O Tanoeiro da Ribeira

terça-feira, fevereiro 04, 2014

A emergência do homem simbólico- I



Estou a escrever no dia de S. Sebastião e recordo a festa em sua honra a que assisti em Couto de Ornelas no Barroso. Já lá vão uns anitos… Motivava-me um pensamento de Mircea Eliade:

 Assim como a natureza é o produto de uma secularização progressiva do Cosmos, obra de Deus, assim o homem moderno profano é o resultado de uma dessacralização da existência humana. O homem a-religioso, por oposição ao seu predecessor, o “homo religiosus”, esforça-se por se esvaziar de toda a religiosidade e de toda a significação trans-humana. Por outras palavras, o homem profano, queira ou não, conserva ainda vestígios do comportamento do homem religioso, mas esvaziado das significações religiosas. Faça o que fizer, é um herdeiro. ”

Começámos pela casa onde o mordomo guardava o pão e se cozia o arroz. Fomos recebidos como pessoas da família. Ao redor de uma grande fogueira, o arroz borbulhava, apetitoso, dentro de enormes panelas de ferro, de três pernas. Estava a ferver na água em que já antes se cozera a carne. Levaram-nos a ver a sala onde, religiosamente, se guardavam as 420 broas de pão que levaram três dias e duas noites a cozer.

Aquecidos pelo calor da fogueira e da amizade do acolhimento, saímos para o largo da aldeia.

Entretanto, o sino do campanário chamou mas poucos o atenderam. A missa em honra de S. Sebastião ia começar. Ainda esta decorria e já as pessoas se dispunham ao longo da mesa onde iria ser servido o alimento. Buscavam pão, não dentro da igreja, mas cá fora, ao ar livre. Que pão? Duas formas de significação se confrontavam. Como diz Leonardo Boff: tudo é sacramento ou pode tornar-se. Depende do homem e do seu olhar. Se ele olhar humanamente, relacionando-se, deixando que o mundo entre dentro dele e se torne o seu mundo, nesta medida o mundo revela a sua sacramentalidade. O mundo todo e não apenas uma parte dele será sua pátria amiga e familiar, onde mora a fraternidade e vive a tranquilidade da ordem de todas as coisas.

Terminada a missa, o sacerdote, em procissão com o santo, foi benzer a mesinha (pão, arroz e carne de porco) que será partilhada e levada para os animais domésticos. Foi o rito da bênção. Poucos o seguiram. Já toda a gente ladeava a estreita e comprida mesa feita de bancos de madeira que se estendia pelo caminho. Seriam mais de três mil pessoas. Foi um frente a frente, amigo e fraterno.
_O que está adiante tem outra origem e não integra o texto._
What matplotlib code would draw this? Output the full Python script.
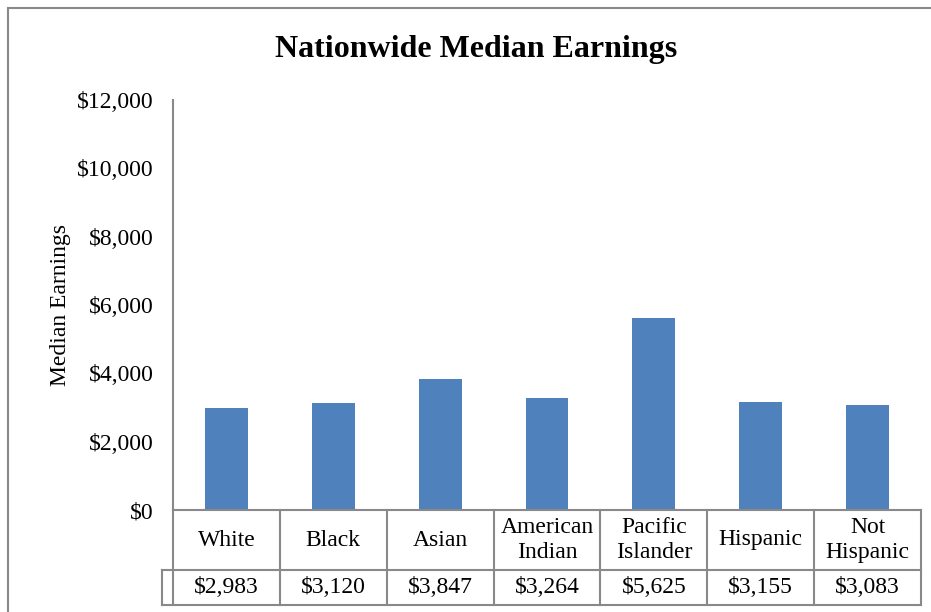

            De repente, a conversa fez-se murmúrio. Todos se afastaram da mesa e compuseram a postura. A cerimónia ia começar, seguindo a tradição. O eterno ontem faz-se presente. Há ritmo e gestos religiosamente cumpridos. Sem atropelos. É o rito a impor o como antigamente… E o mito reminiscente a dar-lhe sentido.